In 2021/2022 approximately 75% of the 1,140,000 Acute Respiratory Infections (ARI) attendances to emergency department (ED) attendances were not admitted. Indicating that a large proportion could have been managed in the community. 1
In Autumn 2022, NHS England supported and funded the setting up of 363 ARI Hubs around England. These ARI Hubs provided 729,808 appointments between December 2022 and March 2023 and so prevented the same number of hospital attendances.
In a 2020 article published in the Journal of Medical Economics by John Schneider et al2, Acute Respiratory Infections (ARI) accounts for over two-thirds of total antibiotic prescriptions, even though most were caused by viruses that do not benefit from antibiotics.
Most antibiotics are prescribed in the outpatients setting.
Antibiotic overuse leads to antibiotic-related adverse events (AEs), inclusive of secondary infections, resistance, and increased costs.
Therefore Point-of-Care tests (POCT) may reduce unnecessary prescribing of antibiotics.
A cost analysis was performed to assess diagnostic POCT options to identify patients with an ARI that may benefit from antibiotics in a UK out-patient setting.
Using NICE data and direct costs (antibiotics, AEs, POCTs) derived from published literature. Otitis media, sinusitis, pharyngitis and bronchitis were considered the most common ARIs.
Antibiotic-related AE costs were calculated using re-consultation costs for anaphylaxis, Stevens-Johnson syndrome, allergies/diarrhoea/nausea, C. difficile infection (CDI).

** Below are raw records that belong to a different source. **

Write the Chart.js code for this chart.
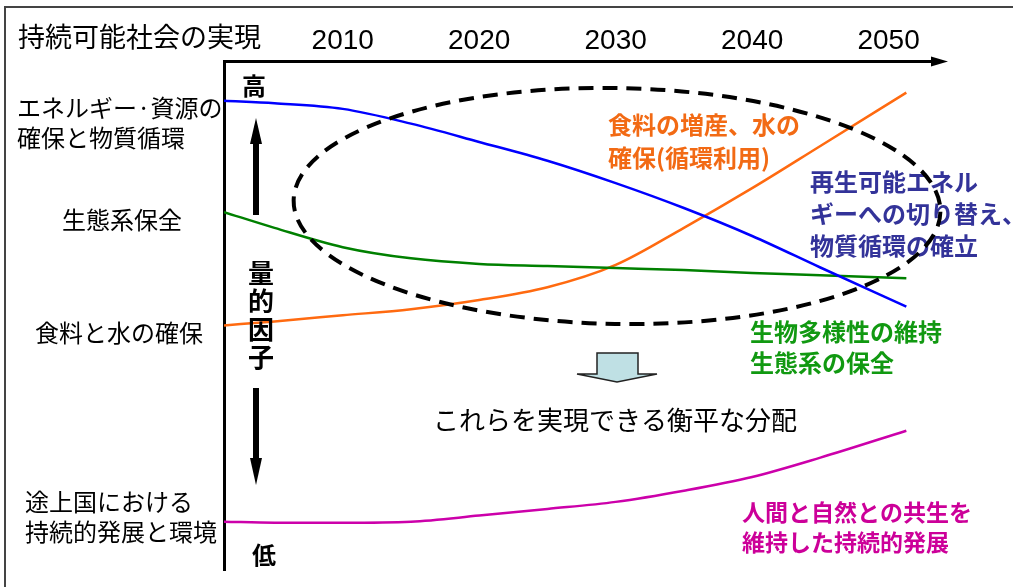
<!DOCTYPE html>
<html>
<head>
<meta charset="utf-8">
<script src="https://cdn.jsdelivr.net/npm/chart.js@4/dist/chart.umd.min.js"></script>
<style>
  body { margin: 0; background: #fff; }
  canvas { display: block; }
</style>
</head>
<body>
<canvas id="kyosei" width="1013" height="587"></canvas>
<script>
// 年（横軸）と各要素の量的な推移（0=低, 100=高）
const years = [2001.3, 2005, 2010, 2015, 2020, 2025, 2030, 2035, 2040, 2045, 2051.3];
const tickYears = [2010, 2020, 2030, 2040, 2050];
const energy = [92.3, 91.8, 90.7, 87.8, 84.2, 80.5, 76.1, 71.2, 65.7, 59.5, 51.8];
const ecosystem = [70.4, 67.3, 63.5, 61.3, 60.2, 59.8, 59.4, 59.0, 58.4, 58.0, 57.4];
const foodWater = [48.1, 48.9, 50.1, 51.3, 53.1, 55.6, 60.0, 67.3, 75.1, 83.4, 93.9];
const developing = [9.5, 9.3, 9.3, 9.5, 10.7, 12.0, 13.4, 15.6, 18.3, 22.1, 27.4];

// 点線の楕円（中心は年・量で指定）
const focus = { x: 2030.1, y: 71.6, rx: 23.7, ry: 23.2 };

const JP = '"Noto Sans CJK JP", sans-serif';

function series(values, color) {
  return {
    data: values.map((v, i) => ({ x: years[i], y: v })),
    borderColor: color,
    borderWidth: 2.5,
    pointRadius: 0,
    cubicInterpolationMode: "monotone",
    fill: false,
  };
}

function label(ctx, str, x, y, size, color, bold) {
  ctx.font = (bold ? "bold " : "") + size + "px " + JP;
  ctx.fillStyle = color;
  ctx.textAlign = "left";
  ctx.textBaseline = "middle";
  ctx.fillText(str, x, y);
}

const decorations = {
  id: "decorations",
  beforeDraw(chart) {
    const ctx = chart.ctx;
    ctx.save();
    ctx.fillStyle = "#fff";
    ctx.fillRect(0, 0, chart.width, chart.height);
    // 外枠
    ctx.strokeStyle = "#444";
    ctx.lineWidth = 2;
    ctx.beginPath();
    ctx.moveTo(5, chart.height);
    ctx.lineTo(5, 7);
    ctx.lineTo(chart.width, 7);
    ctx.stroke();
    ctx.restore();
  },
  afterDraw(chart) {
    const ctx = chart.ctx;
    const area = chart.chartArea;
    const xs = chart.scales.x;
    const ys = chart.scales.y;
    ctx.save();

    // 横軸の矢印
    ctx.fillStyle = "#000";
    ctx.beginPath();
    ctx.moveTo(area.right - 4, area.top - 5);
    ctx.lineTo(area.right + 13, area.top);
    ctx.lineTo(area.right - 4, area.top + 5);
    ctx.closePath();
    ctx.fill();

    // 縦の上下矢印
    ctx.fillRect(253, 143, 6, 72);
    ctx.beginPath();
    ctx.moveTo(250, 144);
    ctx.lineTo(256, 118);
    ctx.lineTo(262, 144);
    ctx.closePath();
    ctx.fill();
    ctx.fillRect(253, 388, 6, 71);
    ctx.beginPath();
    ctx.moveTo(250, 458);
    ctx.lineTo(256, 485);
    ctx.lineTo(262, 458);
    ctx.closePath();
    ctx.fill();

    // 見出しと左側の項目
    label(ctx, "持続可能社会の実現", 18, 37, 27, "#000", false);
    label(ctx, "エネルギー·資源の", 17, 108, 24, "#000", false);
    label(ctx, "確保と物質循環", 17, 138, 24, "#000", false);
    label(ctx, "生態系保全", 62, 220, 24, "#000", false);
    label(ctx, "食料と水の確保", 35, 333, 24, "#000", false);
    label(ctx, "途上国における", 25, 502, 24, "#000", false);
    label(ctx, "持続的発展と環境", 25, 532, 24, "#000", false);

    label(ctx, "高", 242, 86, 24, "#000", true);
    label(ctx, "低", 252, 555, 24, "#000", true);
    ["量", "的", "因", "子"].forEach((c, i) => label(ctx, c, 248, 273 + i * 28, 26, "#000", true));

    // 各曲線の説明
    label(ctx, "食料の増産、水の", 608, 125, 24, "#f26a14", true);
    label(ctx, "確保(循環利用)", 608, 158, 24, "#f26a14", true);
    label(ctx, "再生可能エネル", 810, 182, 24, "#333399", true);
    label(ctx, "ギーへの切り替え、", 810, 214, 24, "#333399", true);
    label(ctx, "物質循環の確立", 810, 246, 24, "#333399", true);
    label(ctx, "生物多様性の維持", 750, 332, 24, "#119911", true);
    label(ctx, "生態系の保全", 750, 363, 24, "#119911", true);
    label(ctx, "人間と自然との共生を", 742, 512, 23, "#cc0099", true);
    label(ctx, "維持した持続的発展", 742, 542, 23, "#cc0099", true);

    // 下向きの矢印と結論
    ctx.beginPath();
    ctx.moveTo(597, 353);
    ctx.lineTo(638, 353);
    ctx.lineTo(638, 374);
    ctx.lineTo(657, 374);
    ctx.lineTo(617, 382);
    ctx.lineTo(577, 374);
    ctx.lineTo(597, 374);
    ctx.closePath();
    ctx.fillStyle = "#bfe0e4";
    ctx.fill();
    ctx.strokeStyle = "#222";
    ctx.lineWidth = 1.5;
    ctx.stroke();
    label(ctx, "これらを実現できる衡平な分配", 433, 420, 26, "#000", false);

    // 点線の楕円
    const cx = xs.getPixelForValue(focus.x);
    const cy = ys.getPixelForValue(focus.y);
    const rx = xs.getPixelForValue(focus.x + focus.rx) - cx;
    const ry = cy - ys.getPixelForValue(focus.y + focus.ry);
    ctx.beginPath();
    ctx.ellipse(cx, cy, rx, ry, 0.018, 0, Math.PI * 2);
    ctx.setLineDash([15, 9]);
    ctx.lineWidth = 4;
    ctx.strokeStyle = "#000";
    ctx.stroke();
    ctx.restore();
  },
};

new Chart(document.getElementById("kyosei"), {
  type: "line",
  data: {
    datasets: [
      series(energy, "#0000ff"),
      series(ecosystem, "#008000"),
      series(foodWater, "#ff6a10"),
      series(developing, "#cc00aa"),
    ],
  },
  options: {
    responsive: false,
    devicePixelRatio: 1,
    animation: false,
    layout: { padding: { left: 224, right: 78, top: 20, bottom: 17 } },
    plugins: { legend: { display: false }, tooltip: { enabled: false } },
    scales: {
      x: {
        type: "linear",
        position: "top",
        min: 2001.3,
        max: 2053.4,
        afterBuildTicks: (scale) => {
          scale.ticks = tickYears.map((v) => ({ value: v }));
        },
        ticks: {
          color: "#000",
          padding: 4,
          font: { family: '"Liberation Sans", Arial, sans-serif', size: 28 },
          callback: (v) => String(v),
        },
        grid: { display: false, drawTicks: false },
        border: { color: "#000", width: 3 },
      },
      y: {
        min: 0,
        max: 100,
        ticks: { display: false },
        grid: { display: false, drawTicks: false },
        border: { color: "#000", width: 3 },
      },
    },
  },
  plugins: [decorations],
});
</script>
</body>
</html>
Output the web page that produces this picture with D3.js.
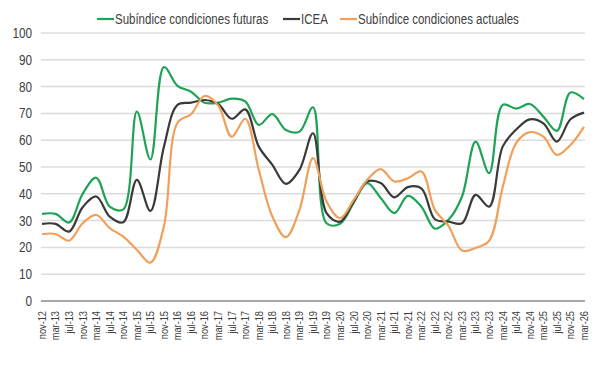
<!DOCTYPE html>
<html>
<head>
<meta charset="utf-8">
<script src="https://cdn.jsdelivr.net/npm/d3@7"></script>
<style>
	body { margin: 0; background: #fff; }
	text { font-family: "Liberation Sans", Arial, sans-serif; fill: #404040; }
</style>
</head>
<body>
<div id="chart"></div>
<script>
// categories (every 4 months)
var periods = [
	"nov-12", "mar-13", "jul-13", "nov-13", "mar-14", "jul-14", "nov-14",
	"mar-15", "jul-15", "nov-15", "mar-16", "jul-16", "nov-16",
	"mar-17", "jul-17", "nov-17", "mar-18", "jul-18", "nov-18",
	"mar-19", "jul-19", "nov-19", "mar-20", "jul-20", "nov-20",
	"mar-21", "jul-21", "nov-21", "mar-22", "jul-22", "nov-22",
	"mar-23", "jul-23", "nov-23", "mar-24", "jul-24", "nov-24",
	"mar-25", "jul-25", "nov-25", "mar-26"
];

var futuras = [
	32.5, 32.5, 29.3, 40, 46, 35.2, 34.2,
	70.7, 52.8, 87.3, 80.3, 78.1, 74,
	74, 75.5, 74.5, 65.7, 69.7, 63.8,
	63.2, 72.3, 29, 28.8, 36.6, 44,
	38.4, 32.8, 39.2, 35.2, 27, 30.3,
	39, 59.5, 47.7, 73.2, 71.8, 73.5,
	68.8, 63.5, 77.8, 75.3
];

var icea = [
	28.8, 28.8, 25.9, 35, 39, 31.5, 29.4,
	45.2, 33.6, 57.6, 73.2, 74, 75,
	73.5, 68, 71.5, 57.6, 50.8, 43.7,
	48.9, 62.6, 32.8, 29.6, 37.1, 44.6,
	44, 38.7, 42.5, 42, 30.5, 29.6,
	29, 39.6, 35.2, 57.6, 64, 67.8,
	66.3, 59.5, 67.8, 70.3
];

var actuales = [
	25, 25, 22.5, 29, 32.1, 27.2, 24,
	19.1, 14.3, 28, 66.5, 69.7, 76.5,
	73, 61.3, 68, 48.9, 31.5, 23.8,
	34, 53.3, 37.1, 30.9, 37.7, 45.2,
	49.2, 44.6, 45.8, 48.3, 34, 28,
	18.8, 19.8, 22.5, 42.5, 59, 63,
	61.3, 54.5, 58.2, 65
];

var yTicks = [0, 10, 20, 30, 40, 50, 60, 70, 80, 90, 100];

var series = [
	{name: "Subíndice condiciones futuras", values: futuras, color: "#1fa356"},
	{name: "ICEA", values: icea, color: "#3a3a3a"},
	{name: "Subíndice condiciones actuales", values: actuales, color: "#f0a05a"}
];

var width = 600, height = 373;

var svg = d3.select("#chart")
	.append("svg")
	.attr("width", width)
	.attr("height", height);

svg.append("rect")
	.attr("width", width)
	.attr("height", height)
	.attr("fill", "#fff");

var x = d3.scalePoint()
	.domain(periods)
	.range([42, 584]);

var y = d3.scaleLinear()
	.domain([0, 100])
	.range([301, 33]);

// squeeze text to look like a narrow font
function narrow(sel, k) {
	sel.each(function() {
		var w = this.getComputedTextLength();
		d3.select(this)
			.attr("textLength", w * k)
			.attr("lengthAdjust", "spacingAndGlyphs");
	});
}

// gridlines
svg.append("g")
	.selectAll("line")
	.data(yTicks.filter(function(d) { return d > 0; }))
	.join("line")
	.attr("x1", 41)
	.attr("x2", 585)
	.attr("y1", function(d) { return y(d); })
	.attr("y2", function(d) { return y(d); })
	.attr("stroke", "#dcdcdc")
	.attr("stroke-width", 1.5);

// y labels
svg.append("g")
	.selectAll("text")
	.data(yTicks)
	.join("text")
	.attr("x", 32)
	.attr("y", function(d) { return y(d); })
	.attr("dy", "0.36em")
	.attr("text-anchor", "end")
	.attr("font-size", 14)
	.text(function(d) { return d; })
	.call(narrow, 0.84);

// x axis baseline
svg.append("line")
	.attr("x1", 41)
	.attr("x2", 585)
	.attr("y1", y(0))
	.attr("y2", y(0))
	.attr("stroke", "#8a8a8a")
	.attr("stroke-width", 1.5);

// x labels, rotated
svg.append("g")
	.selectAll("text")
	.data(periods)
	.join("text")
	.attr("transform", function(d) { return "translate(" + x(d) + ",311) rotate(-90)"; })
	.attr("dy", "0.35em")
	.attr("text-anchor", "end")
	.attr("font-size", 11)
	.text(function(d) { return d; })
	.call(narrow, 0.84);

// lines
var line = d3.line()
	.x(function(d, i) { return x(periods[i]); })
	.y(function(d) { return y(d); })
	.curve(d3.curveCatmullRom.alpha(0.5));

svg.append("g")
	.selectAll("path")
	.data(series)
	.join("path")
	.attr("fill", "none")
	.attr("stroke", function(d) { return d.color; })
	.attr("stroke-width", 2.2)
	.attr("stroke-linejoin", "round")
	.attr("d", function(d) { return line(d.values); });

// legend
var legendX = [97, 283, 340];
var legend = svg.append("g")
	.selectAll("g")
	.data(series)
	.join("g")
	.attr("transform", function(d, i) { return "translate(" + legendX[i] + ",19)"; });

legend.append("line")
	.attr("x1", 0)
	.attr("x2", 17)
	.attr("stroke", function(d) { return d.color; })
	.attr("stroke-width", 2.2);

legend.append("text")
	.attr("x", 18)
	.attr("dy", "0.35em")
	.attr("font-size", 14)
	.text(function(d) { return d.name; })
	.call(narrow, 0.82);
</script>
</body>
</html>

Potential cost-savings from POCTs were assessed by evaluating NICE guideline-referenced POCTs (CRP, Febri Dx, Sarasota, FL) as well as a target product profile (TPP).
Results Shockingly 55% (7,718,283) of ARI consultations resulted in antibiotics whilst guideline-based prescribing suggested appropriate antibiotic prescriptions were only warranted for 9% (1,444,877) of these ARI consultations.
Direct antibiotic costs for actual ARI consultations associated with antibiotics was £24,003,866 vs.£4,493,568 for guideline-based, “appropriate” antibiotic prescriptions.
Antibiotic-related AEs and re-consultations for actual vs. appropriate prescribing totalled £302,496,486 vs. £63,854,269.
ARI prescribing plus AE costs totalled £326,729,943 annually without the use of delayed prescribing practices or POCT while the addition of delayed prescribing plus POCT totalled £60,114,564–£78,148,933 depending on the POCT.
Conclusions Adding POCT to outpatient triage of ARI can reduce unnecessary antibiotics and anti-biotic-related AEs, resulting in substantial cost savings. Further, near patient diagnostic testing can benefit health systems and patients by avoiding exposure to unnecessary drugs, side effects and anti-biotic resistant pathogens.